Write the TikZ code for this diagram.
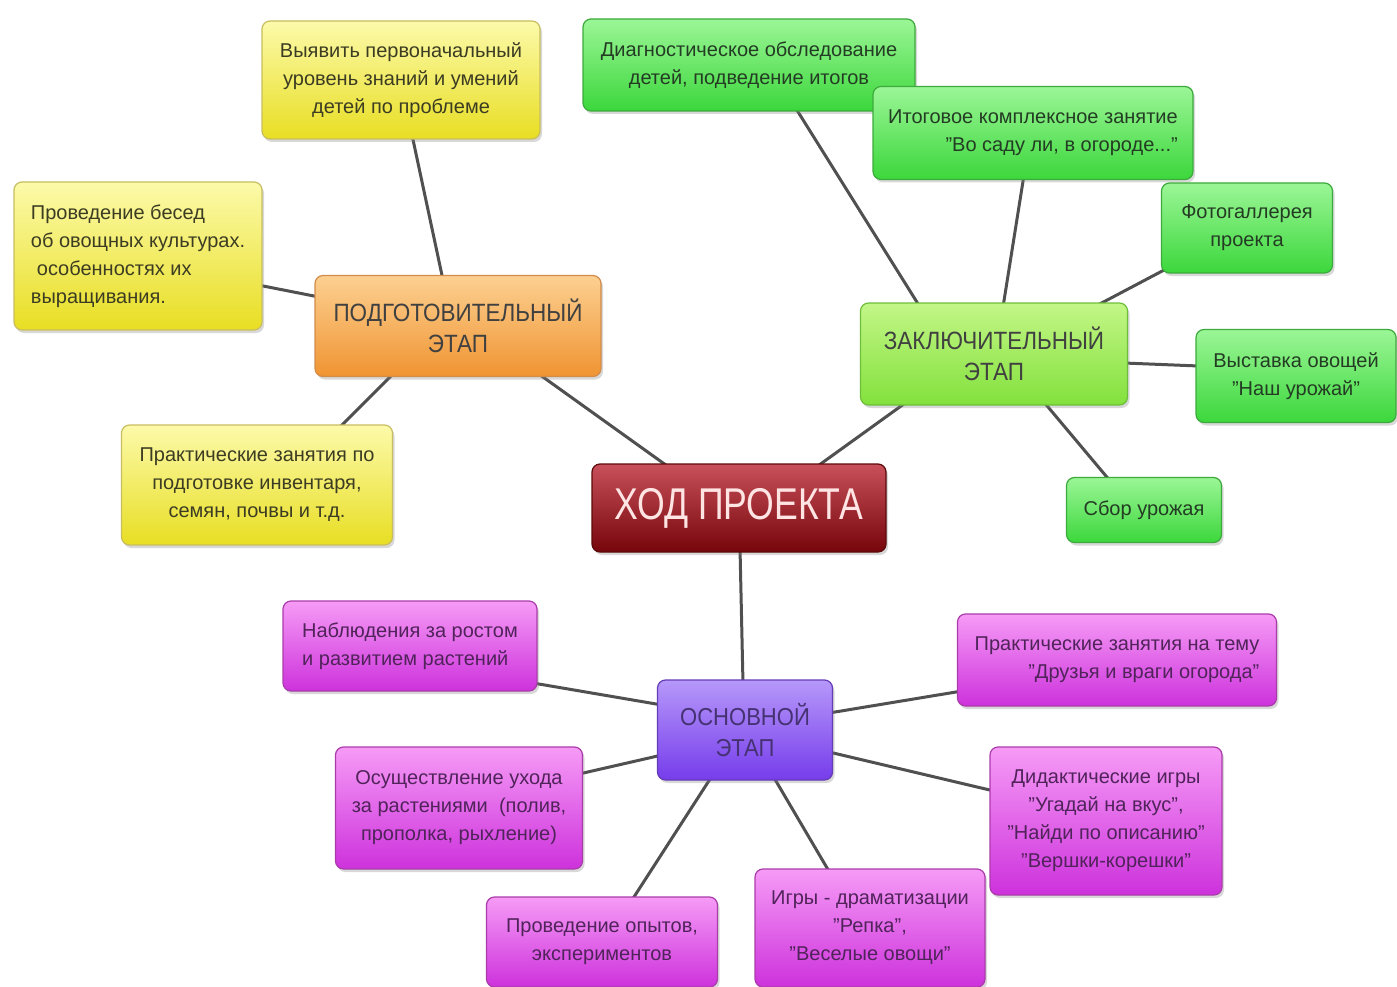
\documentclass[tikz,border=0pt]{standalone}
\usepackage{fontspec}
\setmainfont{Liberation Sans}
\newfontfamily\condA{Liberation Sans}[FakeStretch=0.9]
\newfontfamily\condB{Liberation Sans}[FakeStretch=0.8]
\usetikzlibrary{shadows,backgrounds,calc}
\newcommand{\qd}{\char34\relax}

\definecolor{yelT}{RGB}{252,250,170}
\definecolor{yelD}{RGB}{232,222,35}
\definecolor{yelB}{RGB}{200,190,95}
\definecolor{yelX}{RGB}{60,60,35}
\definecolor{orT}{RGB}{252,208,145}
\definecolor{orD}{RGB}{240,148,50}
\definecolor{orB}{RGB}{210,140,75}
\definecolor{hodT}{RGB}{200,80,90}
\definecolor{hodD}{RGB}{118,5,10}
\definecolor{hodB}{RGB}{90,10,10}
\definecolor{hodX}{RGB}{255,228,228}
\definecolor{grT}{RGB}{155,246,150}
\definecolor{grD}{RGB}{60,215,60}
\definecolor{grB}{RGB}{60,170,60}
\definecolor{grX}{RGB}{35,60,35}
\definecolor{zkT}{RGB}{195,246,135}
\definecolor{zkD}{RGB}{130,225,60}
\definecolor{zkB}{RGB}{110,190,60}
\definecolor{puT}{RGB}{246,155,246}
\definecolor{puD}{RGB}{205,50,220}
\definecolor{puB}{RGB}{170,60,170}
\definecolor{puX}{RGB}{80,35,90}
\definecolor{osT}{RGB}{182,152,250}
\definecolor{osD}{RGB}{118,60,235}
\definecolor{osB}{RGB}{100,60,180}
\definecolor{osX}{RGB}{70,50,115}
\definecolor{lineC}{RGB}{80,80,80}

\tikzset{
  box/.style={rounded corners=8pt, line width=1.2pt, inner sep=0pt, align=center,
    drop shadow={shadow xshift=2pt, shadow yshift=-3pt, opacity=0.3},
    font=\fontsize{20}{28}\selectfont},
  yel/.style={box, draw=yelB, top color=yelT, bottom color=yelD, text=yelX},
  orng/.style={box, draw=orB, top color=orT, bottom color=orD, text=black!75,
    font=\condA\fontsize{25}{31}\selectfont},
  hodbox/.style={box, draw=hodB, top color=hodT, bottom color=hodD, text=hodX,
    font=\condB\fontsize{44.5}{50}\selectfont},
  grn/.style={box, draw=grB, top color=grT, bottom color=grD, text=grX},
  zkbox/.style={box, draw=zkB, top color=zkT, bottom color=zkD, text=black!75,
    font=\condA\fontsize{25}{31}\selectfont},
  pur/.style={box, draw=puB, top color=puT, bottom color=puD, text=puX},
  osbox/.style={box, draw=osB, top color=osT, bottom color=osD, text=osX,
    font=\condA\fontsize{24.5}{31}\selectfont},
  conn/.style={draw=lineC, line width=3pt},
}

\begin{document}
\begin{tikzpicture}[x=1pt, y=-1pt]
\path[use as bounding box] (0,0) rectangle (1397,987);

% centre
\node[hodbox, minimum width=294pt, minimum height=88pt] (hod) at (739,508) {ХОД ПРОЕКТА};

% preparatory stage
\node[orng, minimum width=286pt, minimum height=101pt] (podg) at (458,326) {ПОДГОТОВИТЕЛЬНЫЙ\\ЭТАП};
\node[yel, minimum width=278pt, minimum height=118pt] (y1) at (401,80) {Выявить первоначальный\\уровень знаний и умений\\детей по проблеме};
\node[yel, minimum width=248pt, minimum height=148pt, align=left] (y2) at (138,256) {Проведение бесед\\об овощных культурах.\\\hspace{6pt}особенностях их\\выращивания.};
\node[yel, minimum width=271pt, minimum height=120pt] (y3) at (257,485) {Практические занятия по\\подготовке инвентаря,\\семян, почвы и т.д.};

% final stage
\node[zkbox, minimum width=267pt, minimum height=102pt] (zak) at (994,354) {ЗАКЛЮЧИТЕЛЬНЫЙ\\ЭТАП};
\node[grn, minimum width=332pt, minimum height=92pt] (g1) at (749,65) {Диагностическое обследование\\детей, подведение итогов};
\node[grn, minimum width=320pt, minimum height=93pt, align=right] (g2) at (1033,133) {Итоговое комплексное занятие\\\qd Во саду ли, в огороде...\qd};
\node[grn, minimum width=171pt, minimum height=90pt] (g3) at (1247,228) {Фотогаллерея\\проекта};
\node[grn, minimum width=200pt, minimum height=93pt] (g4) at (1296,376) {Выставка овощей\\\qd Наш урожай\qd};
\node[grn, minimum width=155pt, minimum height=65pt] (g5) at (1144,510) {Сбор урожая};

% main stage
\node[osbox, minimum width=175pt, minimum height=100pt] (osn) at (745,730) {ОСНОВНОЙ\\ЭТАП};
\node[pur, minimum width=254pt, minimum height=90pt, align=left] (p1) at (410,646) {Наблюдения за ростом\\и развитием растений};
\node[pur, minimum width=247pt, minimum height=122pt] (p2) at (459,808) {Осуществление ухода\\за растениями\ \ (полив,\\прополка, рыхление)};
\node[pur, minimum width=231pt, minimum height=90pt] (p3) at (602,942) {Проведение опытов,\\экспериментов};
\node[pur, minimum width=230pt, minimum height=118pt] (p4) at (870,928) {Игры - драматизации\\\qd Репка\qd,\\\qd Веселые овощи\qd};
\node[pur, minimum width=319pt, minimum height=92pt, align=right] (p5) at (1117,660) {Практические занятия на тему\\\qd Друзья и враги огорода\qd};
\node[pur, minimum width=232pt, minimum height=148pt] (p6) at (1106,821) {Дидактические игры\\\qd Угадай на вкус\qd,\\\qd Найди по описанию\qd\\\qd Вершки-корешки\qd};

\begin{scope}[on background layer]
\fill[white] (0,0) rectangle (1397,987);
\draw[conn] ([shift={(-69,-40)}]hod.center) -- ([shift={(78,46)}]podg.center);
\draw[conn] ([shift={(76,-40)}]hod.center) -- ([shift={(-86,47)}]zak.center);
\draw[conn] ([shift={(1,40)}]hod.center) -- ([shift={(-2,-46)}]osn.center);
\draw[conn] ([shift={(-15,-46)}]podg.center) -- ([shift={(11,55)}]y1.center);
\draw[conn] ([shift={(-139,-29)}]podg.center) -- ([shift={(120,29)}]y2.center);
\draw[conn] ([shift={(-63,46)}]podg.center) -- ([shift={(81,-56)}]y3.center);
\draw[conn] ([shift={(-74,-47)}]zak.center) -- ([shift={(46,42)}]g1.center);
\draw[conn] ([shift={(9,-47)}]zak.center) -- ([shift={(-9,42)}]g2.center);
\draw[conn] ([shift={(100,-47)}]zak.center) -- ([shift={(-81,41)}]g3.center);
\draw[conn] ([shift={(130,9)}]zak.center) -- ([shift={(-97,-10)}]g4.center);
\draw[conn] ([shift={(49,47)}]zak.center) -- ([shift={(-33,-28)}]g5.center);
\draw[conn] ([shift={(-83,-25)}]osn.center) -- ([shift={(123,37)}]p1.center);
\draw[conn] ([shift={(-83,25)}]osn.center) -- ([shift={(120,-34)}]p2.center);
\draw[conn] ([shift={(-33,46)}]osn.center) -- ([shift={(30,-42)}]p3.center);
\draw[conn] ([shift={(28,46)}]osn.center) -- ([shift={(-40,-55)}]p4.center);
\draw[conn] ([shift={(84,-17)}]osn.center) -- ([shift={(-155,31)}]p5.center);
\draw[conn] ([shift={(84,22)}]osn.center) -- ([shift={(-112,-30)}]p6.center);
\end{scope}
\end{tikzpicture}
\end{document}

§ **Goal**
Write the listing above out again exactly, dropping each image.

§ **Task response**
Write the TikZ code for this diagram.
\documentclass[tikz,border=0pt]{standalone}
\usepackage{fontspec}
\setmainfont{Liberation Sans}
\newfontfamily\condA{Liberation Sans}[FakeStretch=0.9]
\newfontfamily\condB{Liberation Sans}[FakeStretch=0.8]
\usetikzlibrary{shadows,backgrounds,calc}
\newcommand{\qd}{\char34\relax}

\definecolor{yelT}{RGB}{252,250,170}
\definecolor{yelD}{RGB}{232,222,35}
\definecolor{yelB}{RGB}{200,190,95}
\definecolor{yelX}{RGB}{60,60,35}
\definecolor{orT}{RGB}{252,208,145}
\definecolor{orD}{RGB}{240,148,50}
\definecolor{orB}{RGB}{210,140,75}
\definecolor{hodT}{RGB}{200,80,90}
\definecolor{hodD}{RGB}{118,5,10}
\definecolor{hodB}{RGB}{90,10,10}
\definecolor{hodX}{RGB}{255,228,228}
\definecolor{grT}{RGB}{155,246,150}
\definecolor{grD}{RGB}{60,215,60}
\definecolor{grB}{RGB}{60,170,60}
\definecolor{grX}{RGB}{35,60,35}
\definecolor{zkT}{RGB}{195,246,135}
\definecolor{zkD}{RGB}{130,225,60}
\definecolor{zkB}{RGB}{110,190,60}
\definecolor{puT}{RGB}{246,155,246}
\definecolor{puD}{RGB}{205,50,220}
\definecolor{puB}{RGB}{170,60,170}
\definecolor{puX}{RGB}{80,35,90}
\definecolor{osT}{RGB}{182,152,250}
\definecolor{osD}{RGB}{118,60,235}
\definecolor{osB}{RGB}{100,60,180}
\definecolor{osX}{RGB}{70,50,115}
\definecolor{lineC}{RGB}{80,80,80}

\tikzset{
  box/.style={rounded corners=8pt, line width=1.2pt, inner sep=0pt, align=center,
    drop shadow={shadow xshift=2pt, shadow yshift=-3pt, opacity=0.3},
    font=\fontsize{20}{28}\selectfont},
  yel/.style={box, draw=yelB, top color=yelT, bottom color=yelD, text=yelX},
  orng/.style={box, draw=orB, top color=orT, bottom color=orD, text=black!75,
    font=\condA\fontsize{25}{31}\selectfont},
  hodbox/.style={box, draw=hodB, top color=hodT, bottom color=hodD, text=hodX,
    font=\condB\fontsize{44.5}{50}\selectfont},
  grn/.style={box, draw=grB, top color=grT, bottom color=grD, text=grX},
  zkbox/.style={box, draw=zkB, top color=zkT, bottom color=zkD, text=black!75,
    font=\condA\fontsize{25}{31}\selectfont},
  pur/.style={box, draw=puB, top color=puT, bottom color=puD, text=puX},
  osbox/.style={box, draw=osB, top color=osT, bottom color=osD, text=osX,
    font=\condA\fontsize{24.5}{31}\selectfont},
  conn/.style={draw=lineC, line width=3pt},
}

\begin{document}
\begin{tikzpicture}[x=1pt, y=-1pt]
\path[use as bounding box] (0,0) rectangle (1397,987);

% centre
\node[hodbox, minimum width=294pt, minimum height=88pt] (hod) at (739,508) {ХОД ПРОЕКТА};

% preparatory stage
\node[orng, minimum width=286pt, minimum height=101pt] (podg) at (458,326) {ПОДГОТОВИТЕЛЬНЫЙ\\ЭТАП};
\node[yel, minimum width=278pt, minimum height=118pt] (y1) at (401,80) {Выявить первоначальный\\уровень знаний и умений\\детей по проблеме};
\node[yel, minimum width=248pt, minimum height=148pt, align=left] (y2) at (138,256) {Проведение бесед\\об овощных культурах.\\\hspace{6pt}особенностях их\\выращивания.};
\node[yel, minimum width=271pt, minimum height=120pt] (y3) at (257,485) {Практические занятия по\\подготовке инвентаря,\\семян, почвы и т.д.};

% final stage
\node[zkbox, minimum width=267pt, minimum height=102pt] (zak) at (994,354) {ЗАКЛЮЧИТЕЛЬНЫЙ\\ЭТАП};
\node[grn, minimum width=332pt, minimum height=92pt] (g1) at (749,65) {Диагностическое обследование\\детей, подведение итогов};
\node[grn, minimum width=320pt, minimum height=93pt, align=right] (g2) at (1033,133) {Итоговое комплексное занятие\\\qd Во саду ли, в огороде...\qd};
\node[grn, minimum width=171pt, minimum height=90pt] (g3) at (1247,228) {Фотогаллерея\\проекта};
\node[grn, minimum width=200pt, minimum height=93pt] (g4) at (1296,376) {Выставка овощей\\\qd Наш урожай\qd};
\node[grn, minimum width=155pt, minimum height=65pt] (g5) at (1144,510) {Сбор урожая};

% main stage
\node[osbox, minimum width=175pt, minimum height=100pt] (osn) at (745,730) {ОСНОВНОЙ\\ЭТАП};
\node[pur, minimum width=254pt, minimum height=90pt, align=left] (p1) at (410,646) {Наблюдения за ростом\\и развитием растений};
\node[pur, minimum width=247pt, minimum height=122pt] (p2) at (459,808) {Осуществление ухода\\за растениями\ \ (полив,\\прополка, рыхление)};
\node[pur, minimum width=231pt, minimum height=90pt] (p3) at (602,942) {Проведение опытов,\\экспериментов};
\node[pur, minimum width=230pt, minimum height=118pt] (p4) at (870,928) {Игры - драматизации\\\qd Репка\qd,\\\qd Веселые овощи\qd};
\node[pur, minimum width=319pt, minimum height=92pt, align=right] (p5) at (1117,660) {Практические занятия на тему\\\qd Друзья и враги огорода\qd};
\node[pur, minimum width=232pt, minimum height=148pt] (p6) at (1106,821) {Дидактические игры\\\qd Угадай на вкус\qd,\\\qd Найди по описанию\qd\\\qd Вершки-корешки\qd};

\begin{scope}[on background layer]
\fill[white] (0,0) rectangle (1397,987);
\draw[conn] ([shift={(-69,-40)}]hod.center) -- ([shift={(78,46)}]podg.center);
\draw[conn] ([shift={(76,-40)}]hod.center) -- ([shift={(-86,47)}]zak.center);
\draw[conn] ([shift={(1,40)}]hod.center) -- ([shift={(-2,-46)}]osn.center);
\draw[conn] ([shift={(-15,-46)}]podg.center) -- ([shift={(11,55)}]y1.center);
\draw[conn] ([shift={(-139,-29)}]podg.center) -- ([shift={(120,29)}]y2.center);
\draw[conn] ([shift={(-63,46)}]podg.center) -- ([shift={(81,-56)}]y3.center);
\draw[conn] ([shift={(-74,-47)}]zak.center) -- ([shift={(46,42)}]g1.center);
\draw[conn] ([shift={(9,-47)}]zak.center) -- ([shift={(-9,42)}]g2.center);
\draw[conn] ([shift={(100,-47)}]zak.center) -- ([shift={(-81,41)}]g3.center);
\draw[conn] ([shift={(130,9)}]zak.center) -- ([shift={(-97,-10)}]g4.center);
\draw[conn] ([shift={(49,47)}]zak.center) -- ([shift={(-33,-28)}]g5.center);
\draw[conn] ([shift={(-83,-25)}]osn.center) -- ([shift={(123,37)}]p1.center);
\draw[conn] ([shift={(-83,25)}]osn.center) -- ([shift={(120,-34)}]p2.center);
\draw[conn] ([shift={(-33,46)}]osn.center) -- ([shift={(30,-42)}]p3.center);
\draw[conn] ([shift={(28,46)}]osn.center) -- ([shift={(-40,-55)}]p4.center);
\draw[conn] ([shift={(84,-17)}]osn.center) -- ([shift={(-155,31)}]p5.center);
\draw[conn] ([shift={(84,22)}]osn.center) -- ([shift={(-112,-30)}]p6.center);
\end{scope}
\end{tikzpicture}
\end{document}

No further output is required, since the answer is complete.